Mengapa Anak Jenius Bisa Tidak Berkembang Maksimal

Banyak kasus menunjukkan bahwa anak-anak jenius justru mengalami kesulitan dalam pendidikan formal. Beberapa dari mereka mengalami penurunan motivasi belajar, bahkan putus sekolah karena merasa tidak mendapatkan tantangan atau pemahaman dari lingkungan akademis. Mereka bisa terlihat tidak termotivasi, padahal yang sebenarnya terjadi adalah sistem tidak mampu mengakomodasi cara belajar mereka yang unik.

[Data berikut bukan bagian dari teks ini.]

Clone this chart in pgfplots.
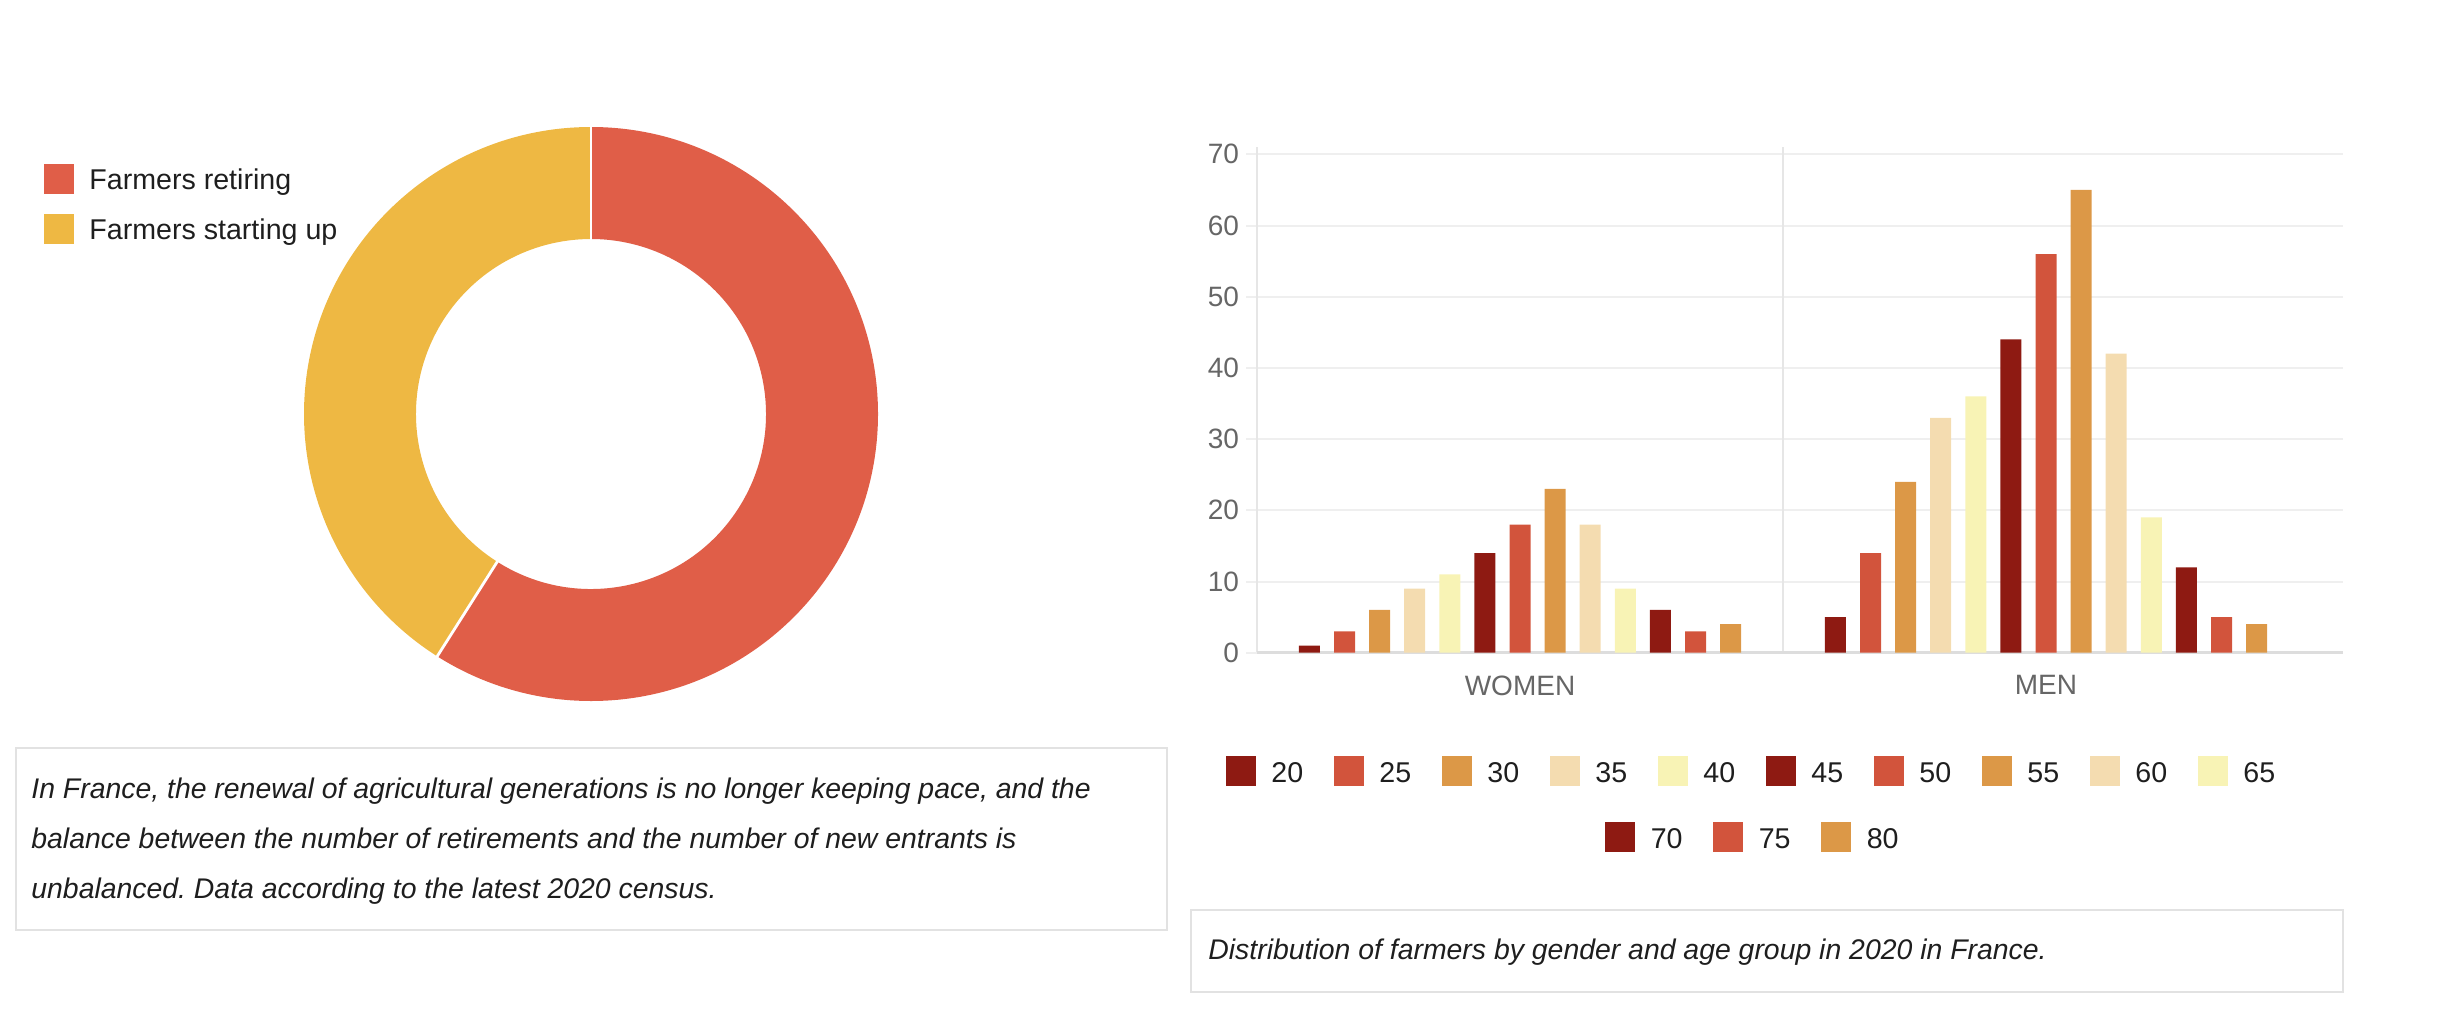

Fenomena ini menunjukkan bahwa kecerdasan tinggi tidak selalu menjadi jaminan keberhasilan akademis jika tidak ditunjang oleh sistem pendidikan yang fleksibel dan memahami kebutuhan mereka.

Kesimpulan

Fenomena anak jenius yang dianggap “masalah” dalam dunia pendidikan berakar dari sistem yang terlalu menstandarkan proses belajar tanpa memperhatikan keragaman kapasitas siswa. Standarisasi kurikulum, minimnya fasilitas pengembangan bakat, kesalahpahaman terhadap perilaku kritis, hingga kurangnya perhatian terhadap kesejahteraan emosional menjadi faktor utama yang membuat anak-anak berbakat sering kali tidak berkembang optimal. Kasus ini menunjukkan pentingnya pendidikan yang lebih fleksibel dan adaptif terhadap berbagai kebutuhan siswa, termasuk mereka yang memiliki potensi luar biasa.